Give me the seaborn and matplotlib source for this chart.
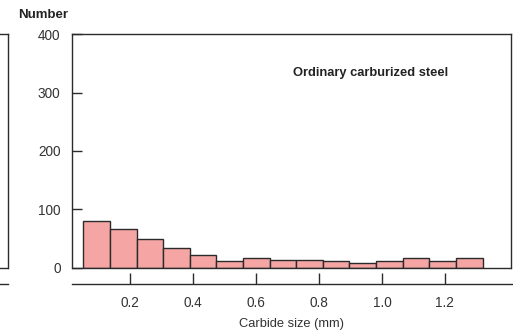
import numpy as np
import pandas as pd
import seaborn as sns
import matplotlib.pyplot as plt

# bin edges (mm) and counts
bin_start = 0.052
bin_width = 0.0845
counts = [80, 67, 49, 33, 21, 11, 17, 14, 14, 12, 8, 12, 17, 11, 17]
x_ticks = [0.2, 0.4, 0.6, 0.8, 1.0, 1.2]
y_ticks = [0, 100, 200, 300, 400]

n_bins = len(counts)
centers = bin_start + bin_width * (np.arange(n_bins) + 0.5)
df = pd.DataFrame({'size': centers, 'count': counts})

sns.set_style('white')
plt.rcParams['font.family'] = ['Liberation Sans', 'DejaVu Sans']
ink = '#2b2b2b'

fig = plt.figure(figsize=(5.13, 3.32), dpi=100)
ax = fig.add_axes([0.1398, 0.1937, 0.8563, 0.703])

sns.histplot(data=df, x='size', weights='count', binwidth=bin_width,
             binrange=(bin_start, bin_start + bin_width * n_bins), ax=ax,
             color='#f6a5a5', edgecolor=ink, linewidth=1.0, alpha=1)

ax.set_xlim(0.015, 1.41)
ax.set_ylim(0, 400)
ax.set_xticks(x_ticks)
ax.set_xticklabels(['{:.1f}'.format(t) for t in x_ticks])
ax.set_yticks(y_ticks)
ax.set_yticklabels([str(t) for t in y_ticks])
ax.set_ylabel('')
ax.set_xlabel('Carbide size (mm)', fontsize=9.3, color='#333333', labelpad=6)

for side in ['left', 'right', 'top', 'bottom']:
    ax.spines[side].set_color(ink)
    ax.spines[side].set_linewidth(1.0)
    ax.spines[side].set_visible(True)
ax.spines['bottom'].set_position(('outward', 11.5))
ax.spines['bottom'].set_bounds(0.015, 1.5)
ax.spines['bottom'].set_clip_on(False)
ax.axhline(0, color=ink, linewidth=1.0, clip_on=False)

ax.tick_params(axis='y', direction='in', length=7, width=1, color=ink,
               labelsize=9.8, labelcolor='#333333', pad=8, left=True)
ax.tick_params(axis='x', direction='in', length=7.6, width=1, color=ink,
               labelsize=9.8, labelcolor='#333333', pad=9, bottom=True)

ax.text(0.68, 0.835, 'Ordinary carburized steel', transform=ax.transAxes,
        ha='center', va='center', fontsize=9.3, fontweight='bold', color='#222222')
fig.text(43 / 513, 1 - 15 / 332, 'Number', ha='center', va='center',
         fontsize=9.5, fontweight='bold', color='#222222')

# right edge of the neighbouring panel, cut off by the figure border
ax2 = fig.add_axes([-0.5, 0.1937, 0.5 + 8 / 513, 0.703])
ax2.set_xticks([])
ax2.set_yticks([])
ax2.spines['left'].set_visible(False)
for side in ['right', 'top', 'bottom']:
    ax2.spines[side].set_color(ink)
    ax2.spines[side].set_linewidth(1.0)
ax2.spines['bottom'].set_position(('outward', 11.5))
ax2.axhline(0, color=ink, linewidth=1.0, clip_on=False)

fig.savefig('out.png', dpi=100)
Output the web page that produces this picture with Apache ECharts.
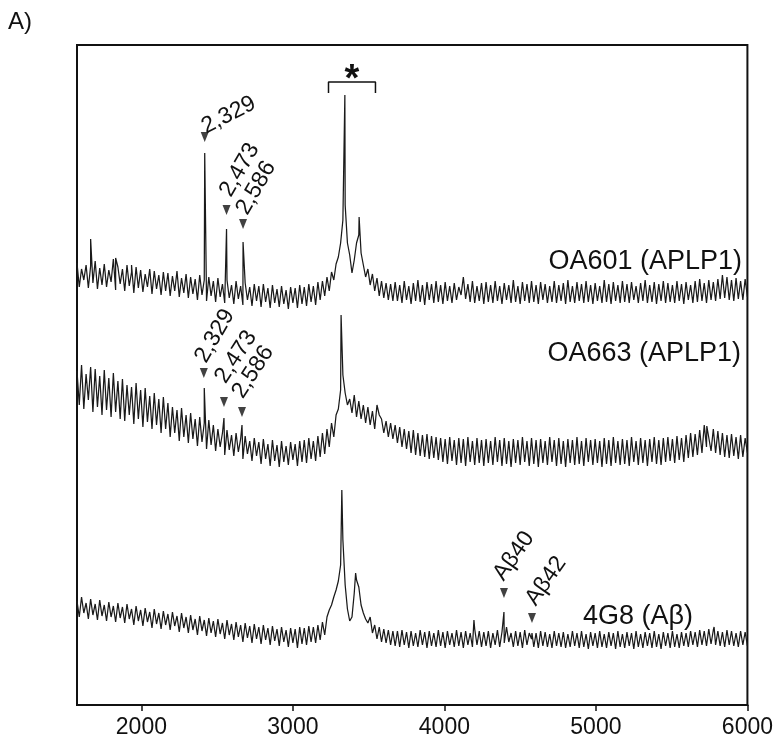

◆ Exercise objective ◆
From the first line above to the line containing "ink = '#2b2b2b'", repeat each line exactly. Pictures stay out.

◆ Full output ◆
Give me the seaborn and matplotlib source for this chart.
import numpy as np
import pandas as pd
import seaborn as sns
import matplotlib.pyplot as plt

# bin edges (mm) and counts
bin_start = 0.052
bin_width = 0.0845
counts = [80, 67, 49, 33, 21, 11, 17, 14, 14, 12, 8, 12, 17, 11, 17]
x_ticks = [0.2, 0.4, 0.6, 0.8, 1.0, 1.2]
y_ticks = [0, 100, 200, 300, 400]

n_bins = len(counts)
centers = bin_start + bin_width * (np.arange(n_bins) + 0.5)
df = pd.DataFrame({'size': centers, 'count': counts})

sns.set_style('white')
plt.rcParams['font.family'] = ['Liberation Sans', 'DejaVu Sans']
ink = '#2b2b2b'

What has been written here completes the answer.